I rated Lowe well enough to be an AB. Remember we were picking the likes of George Bridge above such players so theres no disputing a lot of bad decisions have been made by those last two coaches. Does a team like the ABs need a finicky winger who you have to adapt and change a lot of your style with to get benefit from? No, not really. But he still would have been a basic improvement on players like even Savea at the tail of his career, Bridge, and could even have converted into the answer of replacing Beauden at the back. Instead we persisted with NMS, Naholo, Havili, Reece, all players we would have cared even less about losing and all because Rieko had Lowe's number 11 jersey nailed down.


He was of course only 23 when he decided to leave, it was back in the beggining of the period they had started retaining players (from 2018 onwards I think, they came out saying theyre going to be more aggressive at some point). So he might, all of them, only just missed out.

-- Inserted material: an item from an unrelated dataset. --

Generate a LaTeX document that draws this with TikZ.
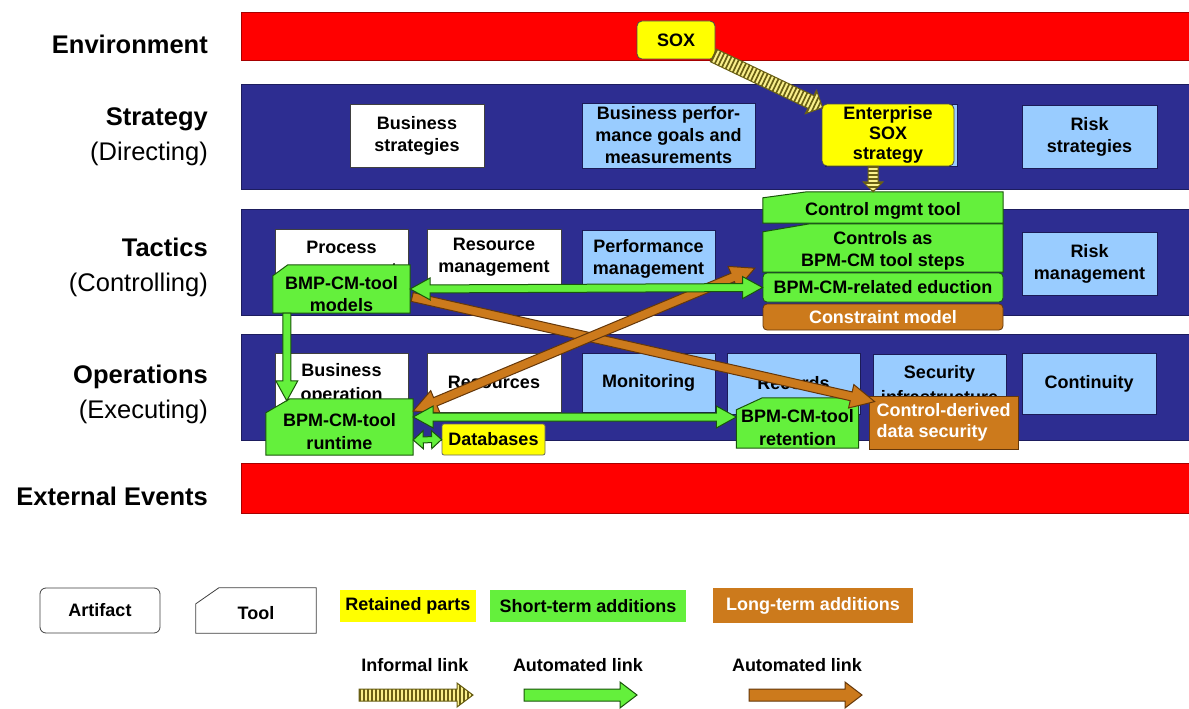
\documentclass[tikz,border=0pt]{standalone}
\usepackage{fontspec}
\setmainfont{Liberation Sans}
\usetikzlibrary{calc}

\definecolor{navy}{RGB}{45,45,145}
\definecolor{lblue}{RGB}{153,204,255}
\definecolor{grn}{RGB}{100,240,60}
\definecolor{dgrn}{RGB}{25,85,10}
\definecolor{org}{RGB}{204,122,28}
\definecolor{dorg}{RGB}{100,55,10}
\definecolor{yel}{RGB}{255,255,0}
\definecolor{inffill}{RGB}{250,240,140}
\definecolor{infline}{RGB}{105,95,20}
\definecolor{redband}{RGB}{255,0,0}

\pgfdeclarelayer{boxlayer}
\pgfdeclarelayer{toollayer}
\pgfsetlayers{boxlayer,toollayer,main}

\newcommand\boxfont{\fontsize{18}{22}\selectfont\bfseries}

\tikzset{
  sz/.style 2 args={minimum width=#1pt, minimum height=#2pt},
  band/.style={draw=#1!65!black, fill=#1, line width=0.8pt},
  lbl/.style={font=\fontsize{25.5}{35}\selectfont, anchor=east, align=right, inner sep=0pt},
  box/.style={draw=black!75, line width=0.8pt, align=center, inner sep=0pt, font=\boxfont, text=black},
  wbox/.style={box, fill=white},
  bbox/.style={box, fill=lblue, draw=navy!60!black},
  ybox/.style={box, fill=yel, draw=black!70, rounded corners=5pt},
  gbox/.style={box, fill=grn, draw=dgrn, rounded corners=4pt},
  obox/.style={box, fill=org, draw=dorg, text=white, rounded corners=4pt},
  toolnode/.style={inner sep=0pt},
  txt/.style={font=\boxfont, align=center, inner sep=0pt},
  toolline/.style={fill=grn, draw=dgrn, line width=1pt},
  garrow/.style={fill=grn, draw=dgrn, line width=1pt, line join=miter},
  oarrow/.style={fill=org, draw=dorg, line width=1pt, line join=miter},
  legbox/.style={align=center, inner sep=0pt, font=\boxfont},
}

% tool outline: rectangle with a chamfered top-left corner
\newcommand\toolshape[4][toolline]{%
  \begin{pgfonlayer}{toollayer}
    \draw[#1] (#2.south west) -- ($(#2.north west)+(0,#4)$) -- ($(#2.north west)+(#3,0)$)
      -- (#2.north east) -- (#2.south east) -- cycle;
  \end{pgfonlayer}}

% single-headed block arrow: style, from, to, shaft half width, head half width, head length
\newcommand\blockarrow[6][]{%
  \coordinate (ba-s) at #2; \coordinate (ba-e) at #3;
  \coordinate (ba-h) at ($(ba-e)!#6!(ba-s)$);
  \draw[#1] ($(ba-s)!#4!90:(ba-e)$) -- ($(ba-h)!#4!90:(ba-e)$) -- ($(ba-h)!#5!90:(ba-e)$)
    -- (ba-e) -- ($(ba-h)!#5!-90:(ba-e)$) -- ($(ba-h)!#4!-90:(ba-e)$)
    -- ($(ba-s)!#4!-90:(ba-e)$) -- cycle;}

% double-headed block arrow
\newcommand\dblarrow[6][]{%
  \coordinate (ba-s) at #2; \coordinate (ba-e) at #3;
  \coordinate (ba-h) at ($(ba-e)!#6!(ba-s)$);
  \coordinate (ba-g) at ($(ba-s)!#6!(ba-e)$);
  \draw[#1] (ba-s) -- ($(ba-g)!#5!90:(ba-e)$) -- ($(ba-g)!#4!90:(ba-e)$)
    -- ($(ba-h)!#4!90:(ba-e)$) -- ($(ba-h)!#5!90:(ba-e)$) -- (ba-e)
    -- ($(ba-h)!#5!-90:(ba-e)$) -- ($(ba-h)!#4!-90:(ba-e)$)
    -- ($(ba-g)!#4!-90:(ba-e)$) -- ($(ba-g)!#5!-90:(ba-e)$) -- cycle;}

% informal (hatched) arrow: from, to, shaft half width, head half width, head length
\newcommand\infarrow[5]{%
  \coordinate (ia-s) at #1; \coordinate (ia-e) at #2;
  \coordinate (ia-h) at ($(ia-e)!#5!(ia-s)$);
  \coordinate (ia-1) at ($(ia-s)!#3!90:(ia-e)$);
  \coordinate (ia-2) at ($(ia-h)!#3!90:(ia-e)$);
  \coordinate (ia-3) at ($(ia-h)!#4!90:(ia-e)$);
  \coordinate (ia-4) at ($(ia-h)!#4!-90:(ia-e)$);
  \coordinate (ia-5) at ($(ia-h)!#3!-90:(ia-e)$);
  \coordinate (ia-6) at ($(ia-s)!#3!-90:(ia-e)$);
  \fill[inffill] (ia-1) -- (ia-2) -- (ia-3) -- (ia-e) -- (ia-4) -- (ia-5) -- (ia-6) -- cycle;
  \begin{scope}
    \clip (ia-1) -- (ia-2) -- (ia-3) -- (ia-e) -- (ia-4) -- (ia-5) -- (ia-6) -- cycle;
    \draw[infline, line width=40pt, dash pattern=on 1.7pt off 2.3pt] (ia-s) -- (ia-e);
  \end{scope}
  \draw[infline, line width=1pt, line join=miter]
    (ia-1) -- (ia-2) -- (ia-3) -- (ia-e) -- (ia-4) -- (ia-5) -- (ia-6) -- cycle;}

\begin{document}
\begin{tikzpicture}[x=1pt,y=-1pt]
\useasboundingbox (0,0) rectangle (1189,709);

% ---------- layer titles ----------
\node[lbl, font=\fontsize{25.5}{35}\selectfont\bfseries] (l-env) at (208,44) {Environment};
\node[lbl] (l-strat) at (208,137) {\textbf{Strategy}\\(Directing)};
\node[lbl] (l-tact) at (208,267) {\textbf{Tactics}\\(Controlling)};
\node[lbl] (l-oper) at (208,394) {\textbf{Operations}\\(Executing)};
\node[lbl, font=\fontsize{25.5}{35}\selectfont\bfseries] (l-ext) at (208,496) {External Events};

\begin{pgfonlayer}{boxlayer}
\fill[white] (0,0) rectangle (1189,709);
% ---------- bands ----------
\draw[band=redband] (241,12) rectangle (1192,60);
\draw[band=navy] (241,84) rectangle (1192,189);
\draw[band=navy] (241,209) rectangle (1192,315);
\draw[band=navy] (241,334) rectangle (1192,440);
\draw[band=redband] (241,463) rectangle (1192,513);

% ---------- strategy ----------
\node[wbox, sz={134}{63}] (bstrat) at (417,136) {Business\\strategies};
\node[bbox, sz={173}{65}] (bperf) at (668.5,135.5) {Business perfor-\\mance goals and\\measurements};
\node[bbox, sz={132}{62}] (entbg) at (891,135) {};
\node[bbox, sz={135}{63}] (rstrat) at (1089.5,136.5) {Risk\\strategies};

% ---------- tactics ----------
\node[wbox, sz={133}{63}] (process) at (341.5,260.5) {Process\\management};
\node[wbox, sz={134}{56}] (resmgmt) at (494,257) {Resource\\management};
\node[bbox, sz={133}{57}] (perfmgmt) at (648.5,258.5) {Performance\\management};
\node[bbox, sz={135}{63}] (riskmgmt) at (1089.5,263.5) {Risk\\management};

% ---------- operations ----------
\node[wbox, sz={133}{62}, font=\fontsize{18}{24}\selectfont\bfseries] (busop) at (341.5,384) {Business\\operation};
\node[wbox, sz={134}{59}] (resources) at (494,382.5) {Resources};
\node[bbox, sz={133}{59}] (monitoring) at (648.5,382.5) {Monitoring};
\node[bbox, sz={133}{61}] (records) at (793.5,383.5) {Records};
\node[bbox, sz={133}{61}, font=\fontsize{18}{25}\selectfont\bfseries] (secinfra) at (939.5,385) {Security\\infrastructure};
\node[bbox, sz={134}{61}] (continuity) at (1089,383.5) {Continuity};
\end{pgfonlayer}

% ---------- retained parts ----------
\node[ybox, sz={78}{38}] (sox) at (676,40) {SOX};
\node[ybox, sz={132}{62}, font=\fontsize{18}{20}\selectfont\bfseries] (entsox) at (888,135) {Enterprise\\SOX\\strategy};
\node[ybox, sz={103}{31}, rounded corners=2pt, draw=black!60] (databases) at (493.5,439.5) {Databases};

% ---------- tools ----------
\node[toolnode, sz={240}{31}] (ctrltool) at (883,207.5) {};
\toolshape{ctrltool}{44}{6}
\node[txt] (ctrltool-t) at ($(ctrltool)+(0,3)$) {Control mgmt tool};

\node[toolnode, sz={240}{48}] (ctrlsteps) at (883,248) {};
\toolshape{ctrlsteps}{47}{8}
\node[txt] (ctrlsteps-t) at ($(ctrlsteps)+(0,3)$) {Controls as\\BPM-CM tool steps};

\node[toolnode, sz={137}{48}] (bmp) at (341.5,289) {};
\toolshape{bmp}{15}{11}
\node[txt] (bmp-t) at ($(bmp)+(0,5)$) {BMP-CM-tool\\models};

\node[toolnode, sz={147}{56}] (runtime) at (339.5,427) {};
\toolshape{runtime}{24}{14}
\node[txt, font=\fontsize{18}{23}\selectfont\bfseries] (runtime-t) at ($(runtime)+(0,5)$) {BPM-CM-tool\\runtime};

\node[toolnode, sz={122}{50}] (retention) at (797.5,423) {};
\toolshape{retention}{26}{12}
\node[txt, font=\fontsize{18}{23}\selectfont\bfseries] (retention-t) at ($(retention)+(0,5)$) {BPM-CM-tool\\retention};

% ---------- artifacts ----------
\node[gbox, sz={240}{29}] (eduction) at (883,287.5) {BPM-CM-related eduction};
\node[obox, sz={240}{26}] (constraint) at (883,317) {Constraint model};
\node[obox, sz={149}{53}, rounded corners=0pt, align=left, font=\fontsize{18}{21}\selectfont\bfseries] (ctrlsec) at (943.5,422.5) {Control-derived\\data security};

% ---------- links ----------
\infarrow{($(sox.south east)+(-2,-4)$)}{($(entsox.north west)+(1,4)$)}{7pt}{13pt}{13pt}
\infarrow{($(entsox.south)+(-15,0)$)}{($(ctrltool.north)+(-10,0)$)}{5pt}{10pt}{10pt}

\blockarrow[oarrow]{($(bmp.east)+(2,8)$)}{($(ctrlsec.north west)+(6,6)$)}{4.5pt}{12pt}{24pt}
\dblarrow[oarrow]{($(runtime.east)+(0,-16)$)}{($(ctrlsteps.south west)+(-8,-4)$)}{4.5pt}{12pt}{24pt}

\dblarrow[garrow]{(bmp.east)}{(eduction.west)}{4pt}{11pt}{20pt}
\blockarrow[garrow]{($(bmp.south west)+(14,0)$)}{($(runtime.north west)+(21,2)$)}{4pt}{11pt}{20pt}
\dblarrow[garrow]{($(runtime.east)+(0,-10)$)}{($(retention.west)+(0,-6)$)}{4pt}{11pt}{20pt}
\dblarrow[garrow]{($(runtime.east)+(0,13)$)}{(databases.west)}{3pt}{9pt}{10pt}

% ---------- legend ----------
\node[box, fill=white, sz={120}{45}, rounded corners=6pt] (artifact) at (100,610.5) {Artifact};
\node[toolnode, sz={120}{45}] (tool) at (256,610.5) {};
\toolshape[fill=white, draw=black!75, line width=0.8pt]{tool}{23}{16}
\node[txt] (tool-t) at ($(tool)+(0,3)$) {Tool};
\node[legbox, fill=yel, sz={136}{32}] (retained) at (408,606) {Retained parts};
\node[legbox, fill=grn, sz={196}{32}] (shortterm) at (588,606) {Short-term additions};
\node[legbox, fill=org, text=white, sz={200}{35}] (longterm) at (813,605.5) {Long-term additions};

\node[txt] (inf-l) at (415,665) {Informal link};
\node[txt] (auto-l1) at (578,665) {Automated link};
\node[txt] (auto-l2) at (797,665) {Automated link};

\coordinate (li-s) at (359,695); \coordinate (li-e) at (473,695);
\coordinate (lg-s) at (524,695); \coordinate (lg-e) at (637,695);
\coordinate (lo-s) at (749,695); \coordinate (lo-e) at (862,695);
\infarrow{(li-s)}{(li-e)}{6pt}{12pt}{16pt}
\blockarrow[garrow]{(lg-s)}{(lg-e)}{6pt}{13pt}{17pt}
\blockarrow[oarrow]{(lo-s)}{(lo-e)}{6pt}{13pt}{17pt}
\end{tikzpicture}
\end{document}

The main point that Ed made is that situations like Lowe's, Aki's, JGP's, aren't going to happen in future. That's a bit of a "NZ" only problem, because those players need to reach such a high standard to be chosen by the All Blacks, were as a country like Ireland wants them a lot earlier like that. This is basically the 'ready in 3 years' concept Ireland relied on, versus the '5 years and they've left' concept' were that player is now ready to be chosen by the All Blacks (given a contract to play Super, ala SBW, and hopefully Manu).


The 'mercenary' thing that will take longer to expire, and which I was referring to, is the grandparents rule. The new kids coming through now aren't going to have as many gp born overseas, so the amount of players that can leave with a prospect of International rugby offer are going to drop dramatically at some point. All these kiwi fellas playing for a PI, is going to stop sadly.


The new era problem that will replace those old concerns is now French and Japanese clubs (doing the same as NRL teams have done for decades by) picking kids out of school. The problem here is not so much a national identity one, than it is a farm system where 9 in 10 players are left with nothing. A stunted education and no support in a foreign country (well they'll get kicked out of those countries were they don't in Australia).


It's the same sort of situation were NZ would be the big guy, but there weren't many downsides with it. The only one I can think was brought up but a poster on this site, I can't recall who it was, but he seemed to know a lot of kids coming from the Islands weren't really given the capability to fly back home during school xms holidays etc. That is probably something that should be fixed by the union. Otherwise getting someone like Fakatava over here for his last year of school definitely results in NZ being able to pick the cherries off the top but it also allows that player to develop and be able to represent Tonga and under age and possibly even later in his career. Where as a kid being taken from NZ is arguably going to be worse off in every respect other than perhaps money. Not going to develop as a person, not going to develop as a player as much, so I have a lotof sympathy for NZs case that I don't include them in that group but I certainly see where you're coming from and it encourages other countries to think they can do the same while not realising they're making a much worse experience/situation.